To backtrack, and in order to make my point clear: I am certainly concerned about the freedom of the Poles in Warsaw; but the Poles in Chicago are whites who hate blacks. I am certainly concerned about Ireland: but the Irish in Boston are whites who hate niggers. I may be ambivalent concerning the physical purposes of the state of Israel, but American Jews are, in the main, indistinguishable from American white Christians: and I would not like to be an Arab in Jerusalem. And Israel is, also, an ally of South Africa—which Western nation, indeed, is not? (And it is worth pointing out that the ANC [African National Congress] is as homeless as the PLO, for the same reasons.)
And finally, to discuss—I dismiss—“the Russian menace”: I have known very few black Communists; black Americans, on the whole, are far less romantic than white Americans. The Russian menace has been invented by the West in order to distract attention from the moral and actual chaos in the West. People one day ahead of death by starvation do not huddle before their campfires (assuming that they have any fire at all) reading Marx or arguing about dialectical materialism. And it is worth pointing out that my country, which accuses Cuba of exporting revolution, is the most notorious exporter of revolution of this century. Neither Havana nor Moscow has the remotest interest in each other—why on earth should they have? What could they have hoped to do for each other? No. It was expected that the U.S.A., “the last best hope of earth,” a country itself born of a revolution, would be their hope and their friend.

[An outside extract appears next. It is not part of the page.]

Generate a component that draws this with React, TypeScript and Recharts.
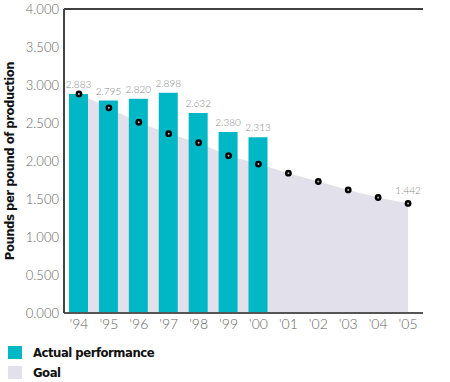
import { ComposedChart, Bar, Area, Line, XAxis, YAxis, ReferenceLine, LabelList, Legend } from 'recharts';

const years = ["'94", "'95", "'96", "'97", "'98", "'99", "'00", "'01", "'02", "'03", "'04", "'05"];
const actual = [2.883, 2.795, 2.82, 2.898, 2.632, 2.38, 2.313, null, null, null, null, null];
const goal = [2.883, 2.7, 2.51, 2.36, 2.24, 2.07, 1.96, 1.84, 1.73, 1.62, 1.52, 1.442];
const yTicks = [0, 0.5, 1, 1.5, 2, 2.5, 3, 3.5, 4];
const seriesNames = ['Actual performance', 'Goal'];

const TEAL = '#00b7c6';
const GOAL = '#e2e1eb';
const NARROW = '"Liberation Sans Narrow", "DejaVu Sans Condensed", "Arial Narrow", sans-serif';
const LIGHT = 'Lato, "Open Sans", sans-serif';

const data = years.map((year, i) => ({ year, actual: actual[i], goal: goal[i] }));

const GoalDot = (props: any) => {
  const { cx, cy } = props;
  if (cx == null || cy == null) return null;
  return (
    <g>
      <circle cx={cx} cy={cy} r={3.4} fill="#000" />
      <circle cx={cx} cy={cy} r={1} fill="#bbb" />
    </g>
  );
};

const LegendBox = () => (
  <div style={{ fontFamily: NARROW, fontWeight: 'bold', fontSize: 13, letterSpacing: -0.5, color: '#111' }}>
    {seriesNames.map((name, i) => (
      <div key={name} style={{ display: 'flex', alignItems: 'center', height: 20 }}>
        <span style={{ display: 'inline-block', width: 14, height: 13, background: i === 0 ? TEAL : GOAL, marginRight: 11 }} />
        {name}
      </div>
    ))}
  </div>
);

export default function App() {
  return (
    <div style={{ position: 'absolute', left: 0, top: 0, width: 450, height: 382, background: '#fff' }}>
      <ComposedChart width={450} height={382} data={data} margin={{ top: 9, right: 27, bottom: 2, left: 8 }} barCategoryGap={0}>
        <XAxis
          dataKey="year"
          height={29}
          tickLine={false}
          tickSize={0}
          tickMargin={6}
          axisLine={{ stroke: '#555', strokeWidth: 2 }}
          tick={{ fill: '#666', fontSize: 14, fontFamily: LIGHT, fontWeight: 300 }}
          interval={0}
        />
        <YAxis
          domain={[0, 4]}
          ticks={yTicks}
          width={56}
          tickLine={false}
          tickSize={3}
          tickMargin={2}
          axisLine={{ stroke: '#444', strokeWidth: 2 }}
          tick={{ fill: '#666', fontSize: 13, fontFamily: LIGHT, fontWeight: 300 }}
          tickFormatter={(v: number) => v.toFixed(3)}
          label={{
            value: 'Pounds per pound of production',
            angle: -90,
            position: 'insideLeft',
            offset: 0,
            dx: 1,
            style: { textAnchor: 'middle', fontFamily: NARROW, fontWeight: 'bold', fontSize: 13, letterSpacing: -0.5, fill: '#111' },
          }}
        />
        <YAxis yAxisId="right" orientation="right" domain={[0, 4]} width={0} tick={false} tickLine={false} axisLine={{ stroke: '#999', strokeWidth: 1 }} />
        <ReferenceLine y={4} stroke="#000" strokeWidth={1.5} />
        <Area dataKey="goal" type="linear" fill={GOAL} fillOpacity={1} stroke="none" isAnimationActive={false} />
        <Bar dataKey="actual" fill={TEAL} barSize={19} isAnimationActive={false}>
          <LabelList
            dataKey="actual"
            position="top"
            offset={6}
            formatter={(v: any) => (v == null ? '' : Number(v).toFixed(3))}
            style={{ fill: '#888', fontSize: 10, fontFamily: LIGHT, fontWeight: 300 }}
          />
        </Bar>
        <Line dataKey="goal" stroke="none" dot={<GoalDot />} activeDot={false} isAnimationActive={false}>
          <LabelList
            dataKey="goal"
            content={(p: any) =>
              p.index === goal.length - 1 ? (
                <text x={p.x} y={p.y - 9} textAnchor="middle" fill="#888" fontSize={10} fontFamily={LIGHT} fontWeight={300}>
                  {Number(p.value).toFixed(3)}
                </text>
              ) : null
            }
          />
        </Line>
        <Legend verticalAlign="bottom" align="left" height={38} content={() => <LegendBox />} />
      </ComposedChart>
    </div>
  );
}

But there are revolutions and revolutions—to leave it at that. They are glorified in the past. They are dreaded and, insofar as possible, destroyed in the present.

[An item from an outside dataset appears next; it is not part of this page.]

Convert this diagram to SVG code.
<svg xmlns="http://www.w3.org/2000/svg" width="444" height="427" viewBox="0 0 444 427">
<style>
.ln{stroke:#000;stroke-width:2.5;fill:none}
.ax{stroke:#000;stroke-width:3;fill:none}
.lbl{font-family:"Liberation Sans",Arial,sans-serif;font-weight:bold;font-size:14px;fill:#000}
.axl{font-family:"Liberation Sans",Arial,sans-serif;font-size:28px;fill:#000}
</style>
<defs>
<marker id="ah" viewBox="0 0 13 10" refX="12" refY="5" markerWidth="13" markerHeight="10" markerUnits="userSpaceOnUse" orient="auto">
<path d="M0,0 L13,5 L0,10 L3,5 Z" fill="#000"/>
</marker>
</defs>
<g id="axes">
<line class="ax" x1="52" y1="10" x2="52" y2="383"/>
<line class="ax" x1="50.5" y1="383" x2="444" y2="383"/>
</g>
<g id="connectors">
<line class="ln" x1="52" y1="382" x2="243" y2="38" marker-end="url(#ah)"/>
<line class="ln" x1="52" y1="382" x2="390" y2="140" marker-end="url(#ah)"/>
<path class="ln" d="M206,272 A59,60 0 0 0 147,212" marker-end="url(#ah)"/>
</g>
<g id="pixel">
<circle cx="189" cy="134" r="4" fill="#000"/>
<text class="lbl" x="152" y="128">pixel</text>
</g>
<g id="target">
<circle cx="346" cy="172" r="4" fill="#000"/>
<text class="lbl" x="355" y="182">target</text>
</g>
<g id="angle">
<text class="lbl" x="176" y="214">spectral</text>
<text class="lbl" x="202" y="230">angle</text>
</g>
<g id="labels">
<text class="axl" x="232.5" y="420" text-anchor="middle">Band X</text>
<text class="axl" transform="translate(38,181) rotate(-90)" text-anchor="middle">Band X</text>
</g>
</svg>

Now, I do not know if what is happening in South Africa is a revolution (but perhaps each revolution redefines the word), but I do know this: the moral pretensions of the West are being tested and exposed, and the real meaning of the “civilizing mission” revealed.
You are, yourself, incontestably, one of the products of this mission, and so was the late Dr. Martin Luther King Jr., and so was Harry Belafonte, and my mother and myself. Yet, we do not owe our presence to the Civilized. We are here in spite of the Civilized. And nowhere is this clearer than in South Africa now, and in the reaction of the Civilized to this slaughter. We are not white, we are black, and we exist therefore, in this system, this hierarchy, on another, quite literally unspeakable level.

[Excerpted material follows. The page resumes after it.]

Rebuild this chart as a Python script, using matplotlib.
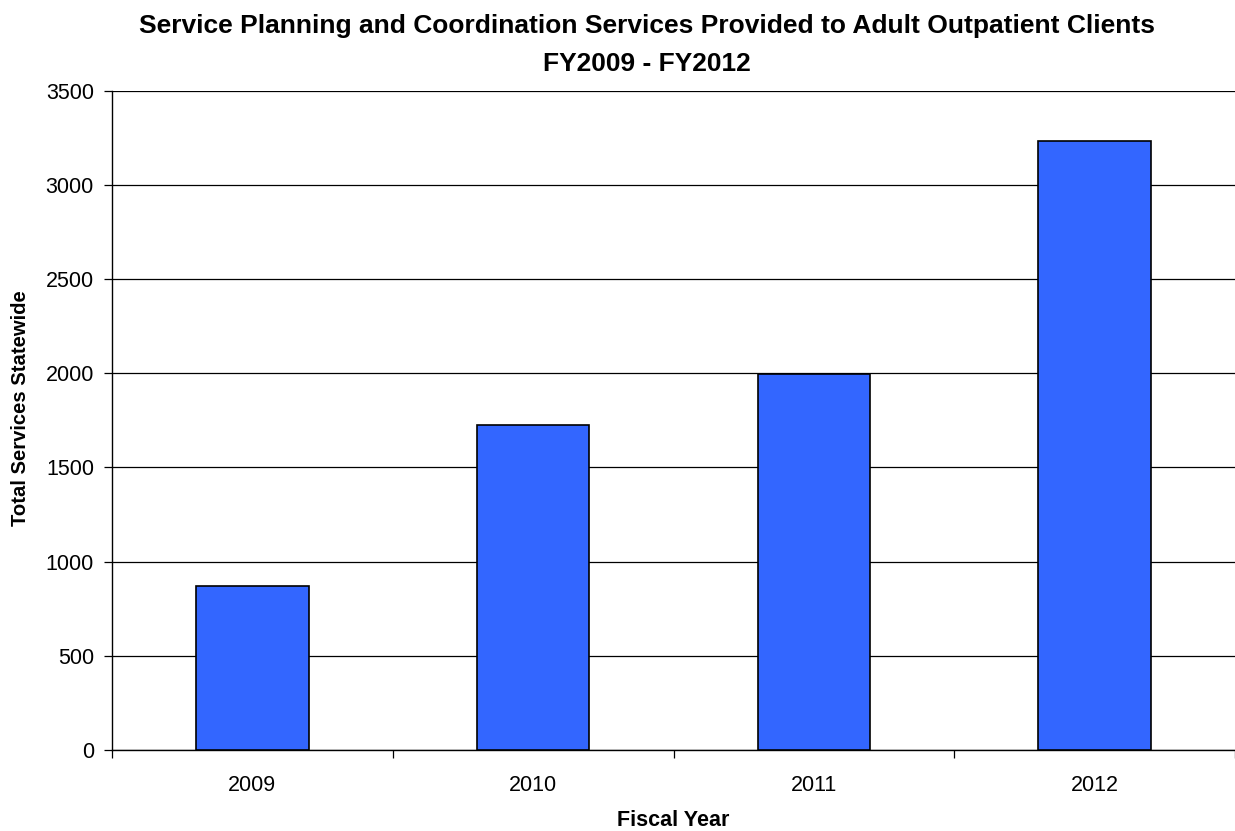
import matplotlib
matplotlib.use("Agg")
import matplotlib.pyplot as plt
import numpy as np

# ── Data ─────────────────────────────────────────────────────────────
years    = ["2009", "2010", "2011", "2012"]
services = [870, 1725, 1995, 3235]

YTICKS = [0, 500, 1000, 1500, 2000, 2500, 3000, 3500]

TITLE_1 = "Service Planning and Coordination Services Provided to Adult Outpatient Clients"
TITLE_2 = "FY2009 - FY2012"

plt.rcParams["font.family"] = ["Liberation Sans", "DejaVu Sans"]

W, H = 1235, 831
fig = plt.figure(figsize=(W / 100, H / 100), dpi=100)
ax = fig.add_axes([112 / W, 1 - 750 / H, (W - 112) / W, (750 - 90.7) / H])

x = np.arange(len(years))
ax.bar(x, services, width=0.4, color="#3366FF", edgecolor="black",
       linewidth=1.2, zorder=3)

ax.set_xlim(-0.5, len(years) - 0.5)
ax.set_ylim(0, 3500)
ax.set_yticks(YTICKS)
ax.set_yticklabels([str(v) for v in YTICKS], fontsize=15.5)
ax.yaxis.grid(True, color="black", linewidth=0.9, zorder=0)
ax.set_axisbelow(True)

# category labels centred, ticks on category boundaries
ax.set_xticks(x)
ax.set_xticklabels(years, fontsize=15.5)
ax.tick_params(axis="x", length=0, pad=18)
ax.set_xticks(np.arange(len(years) + 1) - 0.5, minor=True)
ax.tick_params(axis="x", which="minor", length=6, width=0.9, direction="out")
ax.tick_params(axis="y", length=6, width=0.9, direction="out", pad=7)

for s in ["top", "right"]:
    ax.spines[s].set_visible(False)
ax.spines["left"].set_linewidth(1.0)
ax.spines["bottom"].set_linewidth(1.0)

fig.text(673 / W, 1 - 820 / H, "Fiscal Year", fontsize=15.5,
         fontweight="bold", ha="center", va="center")
fig.text(21 / W, 1 - 408 / H, "Total Services Statewide", fontsize=14.6,
         fontweight="bold", ha="center", va="center", rotation=90)
fig.text(647 / W, 1 - 26 / H, TITLE_1, fontsize=19, fontweight="bold",
         ha="center", va="center")
fig.text(647 / W, 1 - 64 / H, TITLE_2, fontsize=19, fontweight="bold",
         ha="center", va="center")

fig.savefig("out.png", dpi=100, facecolor="white")
plt.close(fig)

No one wishes to admit this, for it would be to admit something else. Africa fed itself, for generations, long before the Civilized arrived. As of that moment, Africa was forced to feed the world. There is not a single diamond mine, as far as I know, in England; nor, as it turns out, enough coal to keep the English warm. My grandfather, perfectly capable of feeding his family and keeping them warm, was forced instead to pick cotton to keep white families warm. The wealth of England and my country, the wealth of the Western world, in short, is based on slave labor, and the intolerable guilt thus engendered in hearts and minds of the Civilized is the root of what we call racism. From this root spring the legends concerning—proving—the inferiority of black people. One must justify the appalling action of turning a man into a thing. To turn a human being into a moneymaking beast of burden and, by this action, believe—or make oneself believe—that one is “civilizing” this creature is to have surrendered one’s morality and imperiled one’s sense of reality.
“The problem of the twentieth century,” [said] W. E. B. DuBois, in 1903, “is the problem of the color line.” And this problem begins to arrive now in an unanswerable dénouement, in Africa, where white men—or perhaps white power—began it.
Finally, it is exceedingly hypocritical for the West to pretend that it will not apply sanctions against South Africa, nor disinvest, because this would hurt black people. This pretension is scarcely worth noting, much less answering. The morality of the West and its economic self-interest are allied, as they always were. Now, as the dungeon in which we were meant to be used forever shakes, one sees how little the free world trusts the possibility of freedom.
But you believe in this possibility—and so do I. Our assassinations and our funerals testify to the absolute truth that the world’s present social and economic arrangements cannot serve the world’s needs: and racism is the cornerstone and principal justification of these arrangements. And I am sure that you believe, with me, this paradox: black freedom will make white freedom possible. Indeed, our freedom, which we have been forced to buy at so high a price, is the only hope of freedom that they have.